La caída de Lehman Brothers en Estados Unidos pinchó la burbuja inmobiliaria y desató el tsunami financiero que hasta un día antes de que nos alcanzara de lleno, Zapatero y su vicepresidente económico Pedro Solbes ignoraron voluntariamente. Es más, no sólo ignoraron la crisis, sino que la negaron por interés electoral, como el propio Solbes hizo ante Pizarro en un debate televisivo que le valió a Zapatero para renovar otros cuatro años más su estancia en la Moncloa. Los españoles que le votaron en 2008 confiaron en unos engañosos brotes verdes que sólo veían ZP y el PSOE a través de sus cristales electoralistas. La crisis arruinó la segunda legislatura de Zapatero y de paso nos empobreció a todos. Llegó Rajoy en 2011 y enderezó el maltrecho rumbo económico con medidas como la reforma laboral que ayudó a crear cerca de dos millones de empleos entre 2012 y la moción de censura de 2018 que instaló a Pedro Sánchez en el Gobierno.
Es paradójico que esa misma reforma laboral que permite a Sánchez y a su vicepresidenta Yolanda Díaz, ponerse medallas, presumir de generar puestos de trabajo y de una rápida recuperación del empleo tras la COVID, vayan a derogarla. Y lo van a hacer en un contexto económico incierto, de subidas de precios y de una inflación preocupante que castiga a los más pobres. La economía doméstica referida a la irresistible escalada de la factura de la luz y de los carburantes, junto al incremento de la cesta de la compra y del IPC en un 5 por ciento, hace que otra vez nos preocupemos de la situación económica y de las cosas de comer, más caras; palpemos nuestros bolsillos más vacíos y desconfiemos de Sánchez y de sus Presupuestos de más gasto y más impuestos.

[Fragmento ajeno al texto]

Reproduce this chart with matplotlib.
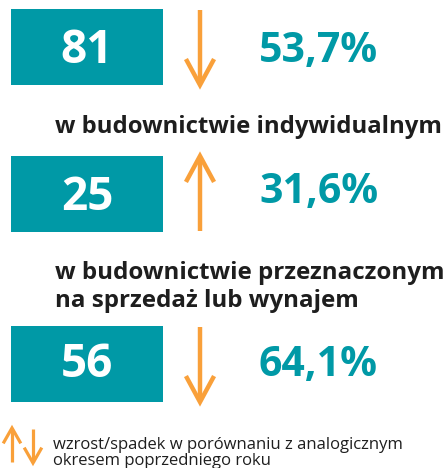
import matplotlib.pyplot as plt
from matplotlib.patches import Rectangle

# data
counts = ["81", "25", "56"]
changes = ["53,7%", "31,6%", "64,1%"]
directions = ["down", "up", "down"]
labels = ["w budownictwie indywidualnym",
          "w budownictwie przeznaczonym\nna sprzedaż lub wynajem"]
legend_text = "wzrost/spadek w porównaniu z analogicznym\nokresem poprzedniego roku"

TEAL = "#0099a6"
ORANGE = "#f9a03a"
DARK = "#1e1e1e"
FONT = "Open Sans"


def arrow(ax, x, y0, y1, up, lw=3, hw=13, hh=24):
    # y0 top, y1 bottom (pixel coords, y grows downward)
    ax.plot([x, x], [y0 + 1, y1 - 1], color=ORANGE, lw=lw, solid_capstyle="butt")
    if up:
        tip, base = y0, y0 + hh
    else:
        tip, base = y1, y1 - hh
    ax.plot([x - hw, x, x + hw], [base, tip, base], color=ORANGE, lw=lw,
            solid_joinstyle="miter")


def main():
    fig = plt.figure(figsize=(4.45, 4.68), dpi=100)
    ax = fig.add_axes([0, 0, 1, 1])
    ax.set_xlim(0, 445)
    ax.set_ylim(468, 0)
    ax.axis("off")

    box_tops = [9, 156, 326]
    num_base = [63, 210, 377]
    pct_base = [62, 203, 376]
    for i in range(3):
        top = box_tops[i]
        ax.add_patch(Rectangle((11, top), 152, 76, color=TEAL, lw=0))
        ax.text(87, num_base[i], counts[i], color="white", fontsize=33,
                fontweight="bold", family=FONT, ha="center", va="baseline")
        arrow(ax, 200, top, top + 76, directions[i] == "up", lw=3.2)
        ax.text(259, pct_base[i], changes[i], color=TEAL, fontsize=29.5,
                fontweight="bold", family=FONT, ha="left", va="baseline")

    ax.text(55, 133, labels[0], color=DARK, fontsize=17.2, fontweight="bold",
            family=FONT, ha="left", va="baseline")
    ax.text(55, 307, labels[1], color=DARK, fontsize=17.4, fontweight="bold",
            family=FONT, ha="left", va="baseline", linespacing=1.2)

    # legend
    arrow(ax, 12, 428, 463, True, lw=2.3, hw=8, hh=14)
    arrow(ax, 33, 428, 463, False, lw=2.3, hw=8, hh=14)
    ax.text(53, 465, legend_text, color=DARK, fontsize=12, family=FONT,
            ha="left", va="baseline", linespacing=1.0)

    fig.savefig("out.png", dpi=100)


if __name__ == "__main__":
    main()
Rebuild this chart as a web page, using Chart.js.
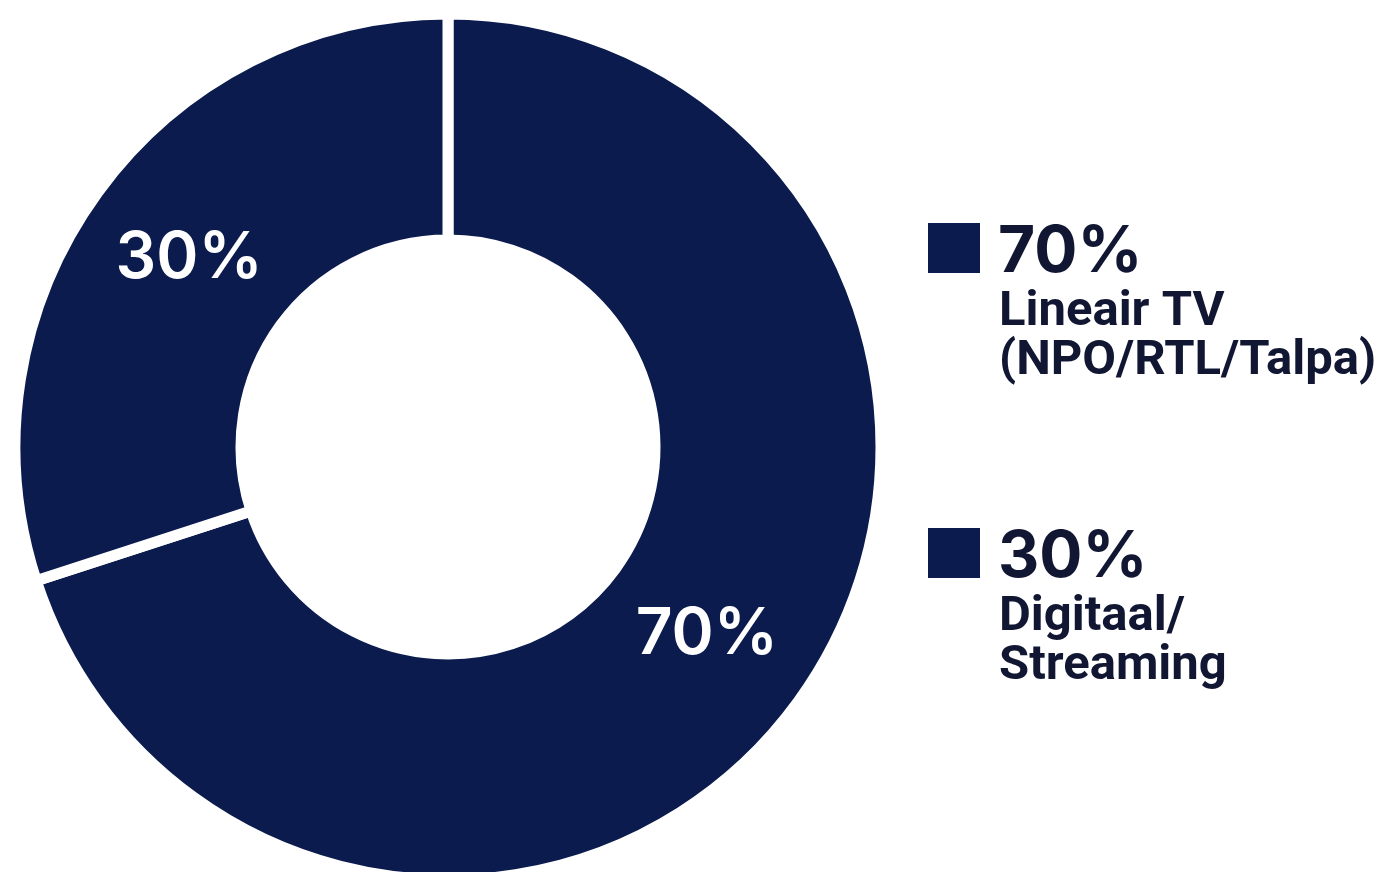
<!DOCTYPE html>
<html>
<head>
<meta charset="utf-8">
<script src="https://cdn.jsdelivr.net/npm/chart.js@4/dist/chart.umd.min.js"></script>
<style>
  html, body { margin: 0; padding: 0; background: #fff; overflow: hidden; }
  #wrap { width: 1392px; height: 872px; overflow: hidden; }
  canvas { display: block; }
</style>
</head>
<body>
<div id="wrap"><canvas id="shareChart" width="1392" height="900"></canvas></div>
<script>
const categories = ['Lineair TV (NPO/RTL/Talpa)', 'Digitaal/ Streaming'];
const legendLines = [['Lineair TV', '(NPO/RTL/Talpa)'], ['Digitaal/', 'Streaming']];
const shares = [70, 30];

const NAVY = '#0b1b4e';
const INK = '#111733';

// percentage labels inside the ring, at each arc's centroid
const sliceLabels = {
  id: 'sliceLabels',
  afterDatasetsDraw(chart) {
    const { ctx } = chart;
    const meta = chart.getDatasetMeta(0);
    ctx.save();
    ctx.fillStyle = '#ffffff';
    ctx.font = '600 64px Inter, Roboto, sans-serif';
    ctx.textAlign = 'center';
    ctx.textBaseline = 'middle';
    meta.data.forEach((arc, i) => {
      const pos = arc.tooltipPosition();
      ctx.fillText(`${shares[i]}%`, pos.x, pos.y);
    });
    ctx.restore();
  },
};

// legend on the right: square, big percentage, two-line label
const sideLegend = {
  id: 'sideLegend',
  afterDraw(chart) {
    const { ctx } = chart;
    const rowTops = [223, 528];
    ctx.save();
    shares.forEach((value, i) => {
      const top = rowTops[i];
      ctx.fillStyle = NAVY;
      ctx.fillRect(928, top, 52, 50);

      ctx.fillStyle = INK;
      ctx.textAlign = 'left';
      ctx.textBaseline = 'alphabetic';
      ctx.font = '700 64px Inter, Roboto, sans-serif';
      ctx.fillText(`${value}%`, 998, top + 49);

      ctx.font = '700 49px Roboto, Inter, sans-serif';
      legendLines[i].forEach((line, j) => {
        ctx.fillText(line, 999, top + 102 + j * 49);
      });
    });
    ctx.restore();
  },
};

new Chart(document.getElementById('shareChart'), {
  type: 'doughnut',
  data: {
    labels: categories,
    datasets: [{
      data: shares,
      backgroundColor: [NAVY, NAVY],
      borderColor: '#ffffff',
      borderWidth: 11,
      hoverOffset: 0,
    }],
  },
  options: {
    responsive: false,
    animation: false,
    radius: 433,
    cutout: '47.8%',
    layout: { padding: { right: 496, bottom: 6 } },
    plugins: {
      legend: { display: false },
      tooltip: { enabled: false },
    },
  },
  plugins: [sliceLabels, sideLegend],
});
</script>
</body>
</html>
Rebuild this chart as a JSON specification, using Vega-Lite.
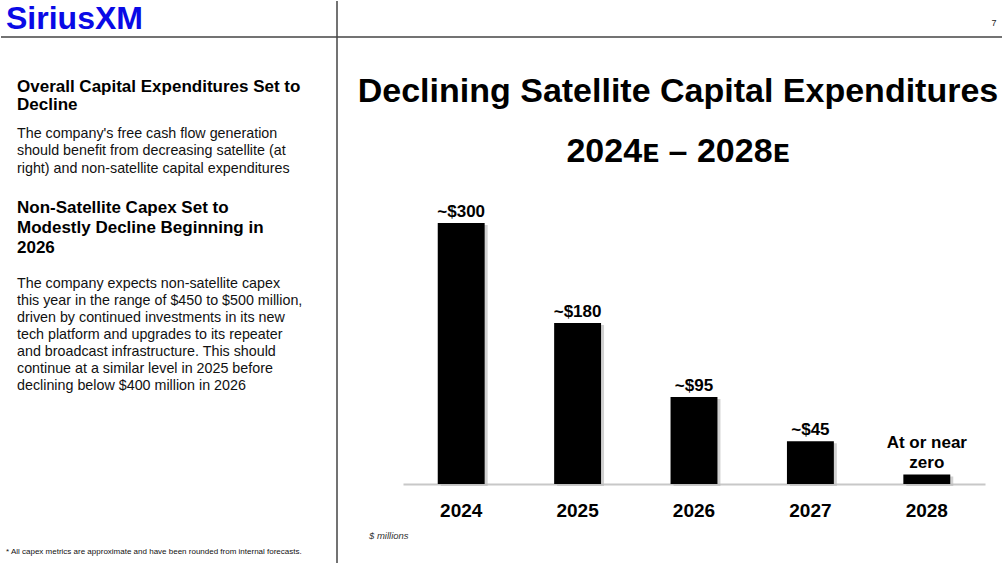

El conocido lema, «¡Es la economía, estúpidos!», está de vuelta como señal inequívoca de la desazón que empieza a extenderse entre los ciudadanos por el panorama económico. Con esa frase que acuñó en 1992 James Carville, convenció a los norteamericanos para que votaran con la cartera y el bolsillo y eligieran a Bill Clinton para afrontar la recesión en vez de George Bush, padre, que presumía de sus logros en política exterior. Es sabido que lo que no son cuentas, son cuentos, y de estos hay algunos en los PGE que Sánchez conseguirá aprobar para mantenerse hasta el 2023 a pesar de que sus previsiones de crecimiento, ingresos y gastos, han sido cuestionadas por organismos nacionales e internacionales. Está por ver que esas cuentas le sirvan para ganar las próximas elecciones y menos si la recuperación económica se queda a medias, la inflación sigue al alza y el empleo no remonta. Decía el sempiterno político italiano Andreotti que «el poder desgasta, sobre todo a quien no lo tiene», en referencia a la oposición. Hay, sin embargo, quienes ostentan el poder, como es el caso de Sánchez, que ante esos supuestos económicos, el poder puede no sólo desgastarle sino achicharrarle en las urnas como le ocurrió a Zapatero en 2011. En política, ocurre a veces, que una buena gestión económica no garantiza la reelección, pero una mala condena a perderla. Que Pablo Casado arregle cuanto antes el lío de Madrid con el que se relame de gusto Sánchez y apueste su capital político por el lema de James Carville.